- _Instruction_: The required output consists solely of the lines from the top of the listing through the line containing "plt.rcParams['font.family'] = ['Noto", transcribed exactly.

- _Dataset extract_:
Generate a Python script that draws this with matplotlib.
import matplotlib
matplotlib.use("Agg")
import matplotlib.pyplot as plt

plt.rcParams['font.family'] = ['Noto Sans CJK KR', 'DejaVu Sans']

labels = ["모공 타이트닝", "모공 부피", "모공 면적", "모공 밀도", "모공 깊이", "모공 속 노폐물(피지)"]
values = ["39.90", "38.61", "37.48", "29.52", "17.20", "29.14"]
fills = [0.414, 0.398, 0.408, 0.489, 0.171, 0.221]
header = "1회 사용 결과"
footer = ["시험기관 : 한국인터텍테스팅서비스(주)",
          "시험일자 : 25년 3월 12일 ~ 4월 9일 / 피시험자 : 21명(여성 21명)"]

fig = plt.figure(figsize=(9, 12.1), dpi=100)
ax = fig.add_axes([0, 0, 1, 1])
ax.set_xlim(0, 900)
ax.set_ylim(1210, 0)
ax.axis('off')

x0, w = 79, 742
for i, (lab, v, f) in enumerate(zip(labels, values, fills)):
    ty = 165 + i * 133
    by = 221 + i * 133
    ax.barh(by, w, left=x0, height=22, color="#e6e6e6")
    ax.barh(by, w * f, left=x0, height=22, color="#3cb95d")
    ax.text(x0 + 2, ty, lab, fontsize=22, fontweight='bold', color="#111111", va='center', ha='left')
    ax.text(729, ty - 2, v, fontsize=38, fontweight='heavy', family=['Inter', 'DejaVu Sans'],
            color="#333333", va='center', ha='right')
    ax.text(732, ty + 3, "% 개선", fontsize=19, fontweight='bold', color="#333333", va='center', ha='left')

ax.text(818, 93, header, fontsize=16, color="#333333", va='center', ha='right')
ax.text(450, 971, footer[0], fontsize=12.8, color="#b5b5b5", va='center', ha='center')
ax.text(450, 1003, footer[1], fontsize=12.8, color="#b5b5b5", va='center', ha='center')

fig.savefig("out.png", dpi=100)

- _Answer below_:
Generate a Python script that draws this with matplotlib.
import matplotlib
matplotlib.use("Agg")
import matplotlib.pyplot as plt

plt.rcParams['font.family'] = ['Noto Sans CJK KR', 'DejaVu Sans']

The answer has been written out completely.